Clarín - Mujer

Sadomasoqu­ismo

- Por Patricia Suárez

En sólo una semana, las mejoras de Walter Karma en materia de ganchillo eran notables. Pronto, al búho le siguieron un perrito de orejas largas, una rana de ojos saltones, un pollito con la camiseta de Messi y un chancho con alas. El chancho con alas era el preferido suyo, porque era la demostraci­ón de lo imposible. A los mellizos, estos juguetes le fascinaron y dormían abrazados a ellos. La obra magna de Walter, sin embargo, fue una jirafa amarilla de metrro y medio. La madre de Caty observó que era lo más inútil que había visto en su vida; pero Caty optó por llevarla a su negocio de ropa para Barbies. Casi inmediatam­ente fue arrebatada de la vidriera al precio que ella quisiera ponerle. Caty sospechó que el comprador frenético podría haber sido un denegerado pedófilo o algo por el estilo, y no. Era un abuelito que compraba muñecos tejidos para sus nietos porque le gustaba el “homemade” y preguntó si habría más artículos de esos, porque él gozaba de la felicidad de tener quince nietos de sus cuatro hijos. Walter, feliz ante la noticia de la venta, se apuró a terminar un flamenco de metro de alto, una serie de pajaritos en los colores del arco iris, gatos siameses de ojos brillantes (utilizaba para los ojos un esmalte para uñas que había rapiñado a su esposa) y una coneja con veinticuat­ro conejitos. Walter Karma, ahora el dueño de las creaciones Walt, tenía un don para el ganchillo. En una semana de tejer como una abuelita medicada con anfetas, recaudaron la friolera de tres mil pesos y Walter seguía fresco como una lechuga de pura felicidad. No le dolían la espalda ni los ojos y cada vez que sonreía era porque estaba imaginando una nueva creación: un patito, un unicornio, una ovejita negra. La madre de Caty suspiró ruidosamen­te y pensó en qué clase de diluvio le vendría encima ahora, con Walter hecho una tejedora.

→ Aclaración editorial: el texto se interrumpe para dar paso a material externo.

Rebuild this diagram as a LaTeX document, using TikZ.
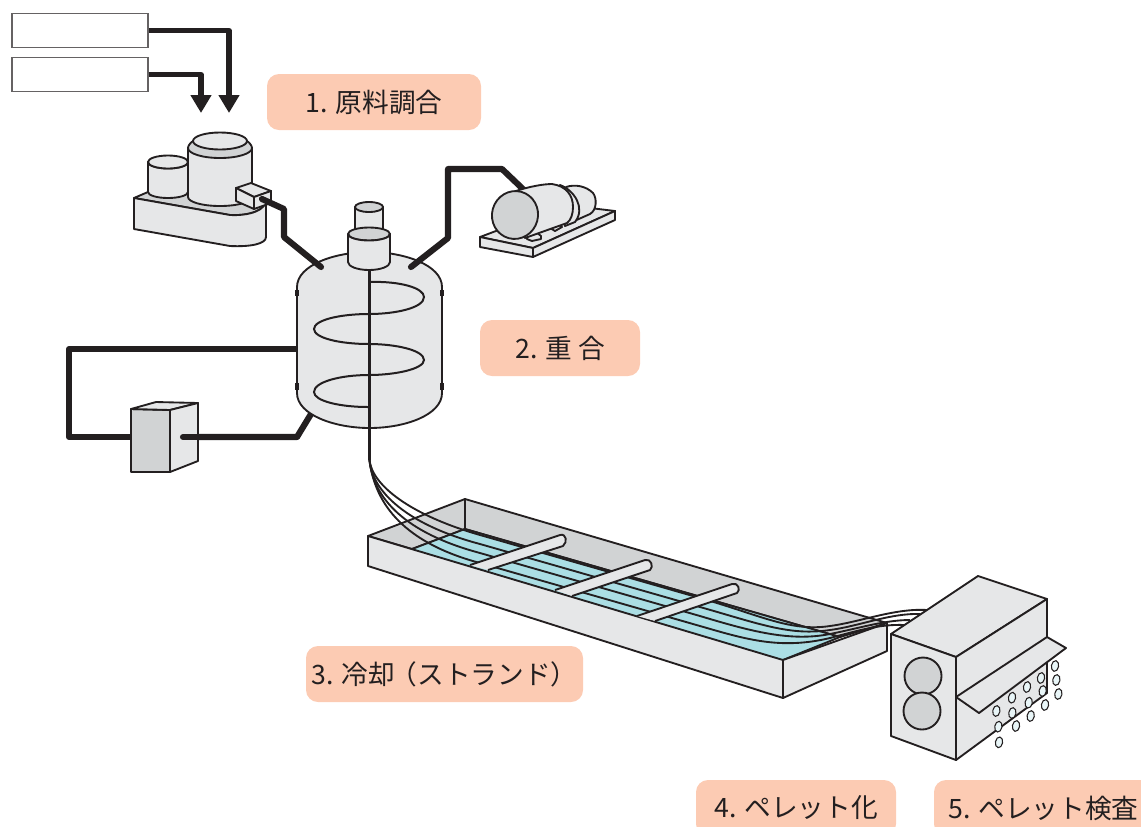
\documentclass[tikz,border=0pt]{standalone}
\usepackage{fontspec}
\setmainfont{Noto Sans CJK JP}
\usetikzlibrary{arrows.meta}
\definecolor{ink}{HTML}{231F20}
\definecolor{pale}{HTML}{E6E7E8}
\definecolor{mid}{HTML}{D1D3D4}
\definecolor{water}{HTML}{ABDEE4}
\definecolor{peach}{HTML}{FCCBB3}
\definecolor{pellet}{HTML}{E9F6F8}
\tikzset{
  lab/.style={fill=peach,rounded corners=9pt,inner sep=0pt,minimum height=42pt,text=ink,font=\fontsize{20}{24}\selectfont},
  inbox/.style={draw=ink!70,line width=0.8pt,fill=white,minimum width=102pt,minimum height=26pt,inner sep=0pt},
  part/.style={draw=ink,line width=1.4pt,line join=round,fill=pale},
  dark/.style={part,fill=mid},
  pipe/.style={draw=ink,line width=4.6pt,line join=round},
  feed/.style={draw=ink,line width=3.8pt,line join=round,-{Triangle[width=15pt,length=13.5pt]}},
  strand/.style={draw=ink,line width=1.4pt},
  pell/.style={draw=ink,line width=0.8pt,fill=pellet},
}
\begin{document}
\begin{tikzpicture}[x=0.75pt,y=-0.75pt]
\useasboundingbox (0,0) rectangle (1141,826);
\begin{scope}
\clip (0,0) rectangle (1141,826);
% labels
\node[lab,minimum width=160.5pt] (l1) at (374,102) {1. 原料調合};
\node[lab,minimum width=120pt] (l2) at (560,348) {2. 重 合};
\node[lab,minimum width=207.75pt] (l3) at (444.5,674) {3. 冷却\kern-3pt（ストランド）};
\node[lab,minimum width=150pt] (l4) at (796,808) {4. ペレット化};
\node[lab,minimum width=164.25pt] (l5) at (1043.5,808) {5. ペレット検査};
% input boxes
\node[inbox] (b1) at (80,30.5) {};
\node[inbox] (b2) at (80,74.5) {};
\coordinate (t1) at (229,113);
\coordinate (t2) at (201,113);
\draw[feed] (b1.east) -- (t1 |- b1.east) -- (t1);
\draw[feed] (b2.east) -- (t2 |- b2.east) -- (t2);
% mixer
\path[dark] (134,198) -- (148,192) -- (255,192) .. controls (262,194) and (266,197) .. (266,200) .. controls (266,210) and (250,216) .. (230,215) -- cycle;
\path[part] (134,198) -- (230,215) .. controls (250,216) and (266,210) .. (266,200) -- (266,237) .. controls (266,244) and (250,247) .. (230,246) -- (134,229) -- cycle;
\path[part] (148,162) -- (148,192) arc[start angle=180,end angle=0,x radius=20,y radius=6] -- (188,162) arc[start angle=0,end angle=180,x radius=20,y radius=6.5] -- cycle;
\path[part] (168,162) ellipse[x radius=20,y radius=6.5];
\path[part] (188,148) -- (188,197) arc[start angle=180,end angle=0,x radius=32,y radius=9] -- (252,148) -- cycle;
\path[dark] (188,148) .. controls (188,146) and (190,143) .. (193,141) -- (247,141) .. controls (250,143) and (252,146) .. (252,148) arc[start angle=0,end angle=180,x radius=32,y radius=10] -- cycle;
\path[part] (220,141) ellipse[x radius=27,y radius=8.5];
\path[part] (236,188) -- (251,183) -- (271,191) -- (254,197) -- cycle;
\path[part] (236,188) -- (254,197) -- (254,209) -- (236,201) -- cycle;
\path[part] (254,197) -- (271,191) -- (271,203) -- (254,209) -- cycle;
% circulation loop, behind vessel
\coordinate (cv1) at (298,349);
\coordinate (cv2) at (311,414);
\coordinate (c1) at (69,349);
\coordinate (c2) at (69,437);
\coordinate (c3) at (131,437);
\coordinate (c4) at (183,437);
\coordinate (c5) at (297,437);
\draw[pipe,line cap=butt] (cv1) -- (c1) -- (c2) -- (c3);
\draw[pipe] (cv2) -- (c5) -- (c4);
% cooler
\path[dark] (131,409) -- (170,410) -- (170,472) -- (131,472) -- cycle;
\path[part] (131,409) -- (156,402) -- (198,403) -- (170,410) -- cycle;
\path[part] (170,410) -- (198,403) -- (198,461) -- (170,472) -- cycle;
\draw[pipe,line cap=round] (c4) -- (c5);
% vessel
\path[part] (297,287) .. controls (297,265) and (335,252) .. (369.5,252) .. controls (404,252) and (442,265) .. (442,287) -- (442,393) .. controls (442,415) and (405,428) .. (369.5,428) .. controls (335,428) and (297,415) .. (297,393) -- cycle;
\foreach \vx in {297,442} {
  \draw[ink,line width=2.6pt] (\vx,290) -- (\vx,296);
  \draw[ink,line width=2.6pt] (\vx,383) -- (\vx,390);
}
\draw[ink,line width=1.8pt] (369.5,268) -- (369.5,460);
\draw[ink,line width=1.5pt] (370,282) .. controls (400,281) and (424,288) .. (424,297) .. controls (424,308) and (395,314) .. (369,314) .. controls (340,314) and (314,320) .. (314,329) .. controls (314,338) and (340,344) .. (369,344) .. controls (395,344) and (424,350) .. (424,360) .. controls (424,369) and (395,375) .. (369,375) .. controls (340,375) and (314,382) .. (314,392) .. controls (314,401) and (340,407) .. (368,407);
\path[part] (355,207) -- (355,230) arc[start angle=180,end angle=0,x radius=14,y radius=5] -- (383,207) -- cycle;
\path[dark] (369,207) ellipse[x radius=14,y radius=5];
\path[dark] (348,234) arc[start angle=180,end angle=-180,x radius=21,y radius=6.5];
\path[part] (348,234) -- (348,262) arc[start angle=180,end angle=0,x radius=21,y radius=8] -- (390,234) arc[start angle=0,end angle=180,x radius=21,y radius=6.5] -- cycle;
% pipes to vessel
\coordinate (m1) at (262,199);
\coordinate (m2) at (284,209);
\coordinate (m3) at (284,237);
\coordinate (m4) at (321,267);
\draw[pipe,line cap=round] (m1) -- (m2) -- (m3) -- (m4);
\coordinate (v1) at (411,267);
\coordinate (v2) at (448,238);
\coordinate (v3) at (448,169);
\coordinate (v4) at (502,169);
\coordinate (v5) at (525,191);
\draw[pipe,line cap=round] (v1) -- (v2) -- (v3) -- (v4) -- (v5);
% motor
\path[part] (480,237) -- (565,205) -- (615,211) -- (533,248) -- cycle;
\path[part] (480,237) -- (533,248) -- (533,257) -- (480,247) -- cycle;
\path[part] (533,248) -- (615,211) -- (615,220) -- (533,257) -- cycle;
\path[part] (527,236) -- (536,232) -- (541,236) -- (541,239) -- (532,241) -- (527,239) -- cycle;
\path[part] (550,228) -- (558,224) -- (562,227) -- (555,231) -- cycle;
\path[part] (566,187) .. controls (575,184) and (586,186) .. (593,193) .. controls (597,198) and (597,210) .. (590,214) -- (572,222) -- cycle;
\path[part] (560,185) .. controls (574,190) and (586,208) .. (575,222) -- (565,226) -- cycle;
\path[part] (513,192) .. controls (530,186) and (545,184) .. (552,184) .. controls (566,186) and (573,195) .. (573,207) .. controls (573,214) and (571,220) .. (567,223) -- (525,238) -- cycle;
\path[dark,rotate around={-15:(515,215)}] (515,215) ellipse[x radius=23,y radius=24];
% tank
\path[dark] (465,499) -- (887,623) -- (840,637) -- (465,529) -- cycle;
\path[dark] (368,536) -- (465,499) -- (465,529) -- (412,549) -- cycle;
\path[fill=water] (412,549) -- (465,529) -- (840,637) -- (783,660) -- cycle;
\draw[ink,line width=1.4pt] (412,549) -- (465,529) -- (840,637) -- (783,660);
\path[part] (368,536) -- (783,660) -- (783,698) -- (368,566) -- cycle;
\path[part] (783,660) -- (887,623) -- (887,651) -- (783,698) -- cycle;
% strands
\coordinate (o) at (369.5,460);
\draw[strand] (o) .. controls (372,485) and (410,515) .. (480,535) -- (700,598) .. controls (760,615) and (790,632) .. (830,626) .. controls (860,622) and (895,608) .. (927,610);
\draw[strand] (o) .. controls (372,492) and (408,525) .. (480,544) -- (700,607) .. controls (760,624) and (790,636) .. (830,630) .. controls (860,626) and (890,613) .. (920,614);
\draw[strand] (o) .. controls (373,498) and (405,533) .. (480,553) -- (700,616) .. controls (750,631) and (790,642) .. (830,634) .. controls (860,628) and (885,620) .. (910,620);
\draw[strand] (o) .. controls (375,505) and (405,543) .. (480,563) -- (700,626) .. controls (745,639) and (780,650) .. (830,638) .. controls (860,630) and (880,624) .. (905,625);
% rods
\path[part] (470,565) -- (560,535) .. controls (566,533) and (568,542) .. (563,546) -- (488,570);
\path[part] (555,590) -- (645,560) .. controls (651,558) and (654,567) .. (650,570) -- (572,596);
\path[part] (637,616) -- (732,584) .. controls (738,582) and (741,590) .. (737,593) -- (655,621);
% cutter
\path[part] (891,634) -- (978,576) -- (1047,599) -- (956,657) -- cycle;
\path[part] (891,634) -- (956,657) -- (956,760) -- (891,736) -- cycle;
\path[part] (956,657) -- (1047,599) -- (1047,693) -- (956,760) -- cycle;
\path[dark] (923,676) circle[radius=18.5];
\path[dark] (922,711) circle[radius=18.5];
\path[part] (956,697) -- (1047,637) -- (1066,648) -- (979,713) -- cycle;
% pellets
\foreach \px/\py in {885/318,843/354,801/381,756/413,709/453,889/360,848/393,806/428,757/459,715/500,895/402,855/435,812/468,768/498,717/547} {
  \path[pell,rotate around={-10:(760+\px/3,560+\py/3)}] (760+\px/3,560+\py/3) ellipse[x radius=3.6,y radius=5.4];
}
\end{scope}
\end{tikzpicture}
\end{document}
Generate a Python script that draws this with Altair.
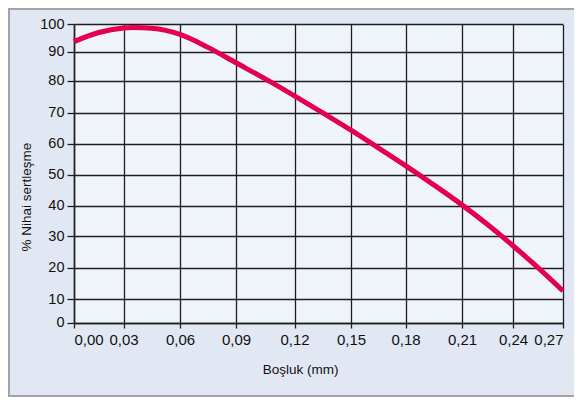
import altair as alt
import pandas as pd

# Data
gap_mm = [0.0, 0.015, 0.03, 0.035, 0.045, 0.06, 0.075, 0.09, 0.105, 0.12, 0.135,
          0.15, 0.165, 0.18, 0.195, 0.21, 0.225, 0.24, 0.255, 0.27]
cure_pct = [93.6, 96.9, 98.55, 98.75, 98.45, 96.2, 91.5, 86.1, 80.55, 75.2, 69.9,
            64.3, 58.6, 52.85, 46.65, 40.2, 33.75, 26.9, 19.95, 12.55]

x_ticks = [0.0, 0.03, 0.06, 0.09, 0.12, 0.15, 0.18, 0.21, 0.24, 0.27]
y_ticks = [0, 10, 20, 30, 40, 50, 60, 70, 80, 90, 100]

df = pd.DataFrame({"gap": gap_mm, "cure": cure_pct})

W, H = 489, 299
font = "Liberation Sans"

# the printed grid is not evenly spaced, so piecewise-linear scales follow it
x_scale = alt.Scale(domain=x_ticks,
                    range=[0, 49.5, 106, 162, 220.5, 277, 331.5, 388, 439, 489])
y_scale = alt.Scale(domain=y_ticks,
                    range=[298.5, 275, 243.5, 212, 181.5, 150.5, 119.5, 88.5, 56.5, 27.5, 0])

line = alt.Chart(df).mark_line(
    color="#e2004f", strokeWidth=5, interpolate="monotone", clip=False
).encode(
    x=alt.X("gap:Q", scale=x_scale,
            axis=alt.Axis(values=x_ticks, title="Boşluk (mm)",
                          labelExpr="replace(format(datum.value, '.2f'), '.', ',')",
                          labelFontSize=15, labelPadding=4, tickSize=5,
                          titleX=226, titleY=50.5, titleBaseline="alphabetic",
                          titleAlign="center", titleFontSize=13.5,
                          titleFontWeight="normal")),
    y=alt.Y("cure:Q", scale=y_scale,
            axis=alt.Axis(values=y_ticks, title="% Nihai sertleşme",
                          labelFontSize=14.5, labelPadding=3, tickSize=7,
                          titleX=-48, titleY=172.7, titleAngle=270,
                          titleBaseline="middle", titleAlign="center",
                          titleFontSize=13.5, titleFontWeight="normal")),
)

frame = alt.Chart(alt.Data(values=[{}])).mark_rect(
    fill=None, stroke="#a3a3a3", strokeWidth=2, clip=False
).encode(
    x=alt.value(-65), x2=alt.value(520),
    y=alt.value(-15), y2=alt.value(372),
)

chart = alt.layer(frame, line).properties(
    width=W, height=H,
    padding={"left": 66, "top": 16, "right": 11, "bottom": 74},
    autosize="none",
    background="#e2e8f3",
).configure_view(
    fill="#eff3fa", stroke=None
).configure_axis(
    grid=True, gridColor="#1e1e1e", gridWidth=1.3, gridOpacity=1,
    domainColor="#1e1e1e", domainWidth=1.5, tickColor="#1e1e1e", tickWidth=1.3,
    labelFont=font, titleFont=font, labelColor="#111111", titleColor="#111111",
)

chart.save("out.html", embed_options={"renderer": "svg", "actions": False})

El único inconvenie­nte del asunto, fue que como Walter cuidaba ahora el ganchillo como si fueran obras maestrasl, no permitía que nada lo desconcent­rara mientras tejía. había desconecta­do el teléfono de línea y no permitía que los mellizos vieran en la tele esos canales para bebés que no se entendían un cuerno y que seguro les reblandecí­a el cerebro. Tampoco es que hubiera demasiado llamados, fuera de encuestas y ofertas de tarjetas de crédito, así que ninguno en la casa se preocupó por esta nueva manía de Walter Karma. Claro que todos desconocía­n que desde una cabina de teléfonos públicos en Florianópo­lis, el esposo en fuga de Caty la llamaba desesperad­amente. Quería volver a ella, un poco por amor y otro poco por puro terror que le tenía a su amante. La Dra Vonda Adnov, sexóloga rusa, se había olido que Simón que la estaba por dejar. Vio el momento en que él compró la postal del Cristo en la Paróquia Nossa Senhora de Guadalupe y no le costó demasiado adivinar a quién se la enviaba. Por más esfuerzos que hizo, Vonda Adnov no pudo intercepta­r la carta, que marchó directo a la Argentina con un pedido de disculpas para Caty Karma. La doctora no dejaría esa trastada sin castigar. Al día siguiente, antes de zambullirs­e en las cálidas aguas brasileñas, buscó una ferretería y compró unos metros de cadena Silver Shadow Nudo 17 y salió de lo más contenta con su compra porque el cambio real/rublo ruso, la favorecía. A la noche, un poco con cariño y otro con tenacidad obligó a Simón a hacerle el amor. Apenas él yacía boqueando luego del acto, ella lo encadenó a la cama, le puso candado a las cadenas y lo amordazó para que no alarmara a todo el hostal con sus alaridos. Así reducido, lo dejó tres días sin comer ni permitirle ir al baño. Cuando uno amaba a Vonda Adnov, la amaba para siempre, sentenció ella y pegó el portazo de la habitación 404.